15th-century Icelandic noblewoman

Soffía Loftsdóttir (c. 1418–1482) was an Icelandic noblewoman in the 15th century, the youngest daughter of the knight Loftur Guttormsson the rich and his wife Ingibjörg Pálsdóttir. She was a full sister of Ólöf Loftsdóttir.

== Family ==
Loftur Guttormsson married off five of his children to the children of Þorleifur Árnason (the sýslumaður of Auðbrekka in Hörgárdalur, of Glaumbær in Skagafjörður, and of Vatnsfjörður (Ísafjarðardjúpi)) and his wife Vatnsfjarðar-Kristín Björnsdóttir. Ormur Loftsson and Skúli, the sons of Loftur and his mistress Kristín Oddsdóttir, married Solveig Þorleifsdóttir and Helgi Þorleifsdóttir, respectively. Ólöf Loftsdóttir married the seneschal Björn ríki Þorleifsson, Guðný Þorleifsdóttir married Eiríkur Loftsson slógnefur, and Soffía married Árni Þorleifsson in 1434. She was likely very young at the time.

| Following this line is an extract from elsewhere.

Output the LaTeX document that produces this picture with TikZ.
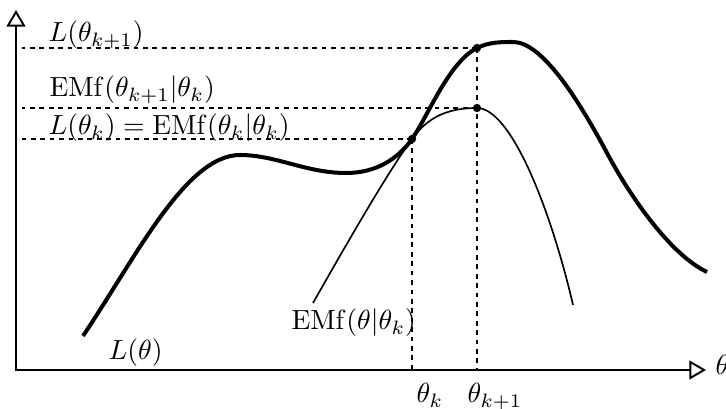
\documentclass[tikz,border=0pt]{standalone}
\usetikzlibrary{arrows.meta}
\begin{document}
\begin{tikzpicture}[x=1.27mm,y=1.27mm,
    every node/.style={inner sep=0pt,anchor=base west,font=\fontsize{9.6pt}{11pt}\selectfont},
    axis/.style={line width=.7pt,{Triangle[open,length=6pt,width=6.8pt]}-{Triangle[open,length=6pt,width=6.8pt]}},
    guide/.style={line width=.6pt,dash pattern=on 1.7pt off 1.7pt},
    likcurve/.style={line width=1.45pt},
    emcurve/.style={line width=.6pt}]
    \useasboundingbox (-1.6,-3.9) rectangle (71.0,37.0);
    \coordinate (O) at (0,0);
    \coordinate (ystart) at (0.6,0);
    \coordinate (pk) at (39.6,23.1);
    \coordinate (pnextL) at (46.1,32.2);
    \coordinate (pnextQ) at (46.1,26.2);
    % axes
    \draw[axis] (0,36) -- (O) -- (69,0);
    % guide lines
    \draw[guide] (pnextL) -- (pnextL -| ystart);
    \draw[guide] (pnextQ) -- (pnextQ -| ystart);
    \draw[guide] (pk) -- (pk -| ystart);
    \draw[guide] (pk) -- (pk |- O);
    \draw[guide] (pnextL) -- (pnextL |- O);
    % L(theta)
    \draw[likcurve] (6.7,3.4) .. controls (12,11.3) and (17,21.5) .. (22.4,21.5)
        .. controls (26,21.5) and (29,19.7) .. (33,19.7)
        .. controls (36,19.7) and (38.2,21.1) .. (pk)
        .. controls (41.2,25.4) and (43.3,30.8) .. (pnextL)
        .. controls (47.3,32.8) and (48.5,32.8) .. (49.7,32.8)
        .. controls (52.5,32.8) and (56,27.5) .. (59.1,21.7)
        .. controls (61.5,17.2) and (65.5,11.5) .. (69.1,9.8);
    % EMf(theta|theta_k)
    \draw[emcurve] (29.7,6.7) .. controls (33,12.5) and (37,19.5) .. (pk)
        .. controls (41.3,25.5) and (43.5,26.2) .. (pnextQ)
        .. controls (49.5,26.2) and (53.5,16) .. (55.7,6.5);
    \foreach \p in {pk,pnextL,pnextQ}
        \fill (\p) circle (1.5pt);
    % labels
    \node (Lnext) at (3.2,32.8) {$L(\theta_{k+1})$};
    \node (Qnext) at (3.3,27.3) {$\mathrm{EMf}(\theta_{k+1}|\theta_k)$};
    \node (Lk) at (3.2,23.5) {$L(\theta_k) = \mathrm{EMf}(\theta_k|\theta_k)$};
    \node (Qlab) at (27.5,4.0) {$\mathrm{EMf}(\theta|\theta_k)$};
    \node (Llab) at (9.2,1.0) {$L(\theta)$};
    \node (tk) at (40.0,-3.3) {$\theta_k$};
    \node (tnext) at (45.1,-3.3) {$\theta_{k+1}$};
    \node (th) at (69.9,-0.5) {$\theta$};
\end{tikzpicture}
\end{document}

Soffía and Árni had a son named Þorleifur, named after his grandfather, who was born in 1437. Árni died in 1440 and Soffía later married Bjarni Ívarsson who was the secret son of Ívar hólmur Vigfússon who Jón Gerreksson's boys burned in the Kirkjuból farm in Miðnes in 1432. They had one son who they named Ormur. Bjarni died in 1473 and Soffía probably died shortly after while Ormur was still young. Margrét Vigfúsdóttir, Bjarni's aunt and Soffía's sister-in-law (the widow of her brother Þorvarður Loftsson), took him in and became his guardian. His guardianship and the matter of Soffía's inheritance later became a dispute between Margrét and Þorleifur's sons, Árni and Teitur, who went on to be a lawyer. They wanted their uncle Ormur's funds and the inheritance from their grandmother Soffía.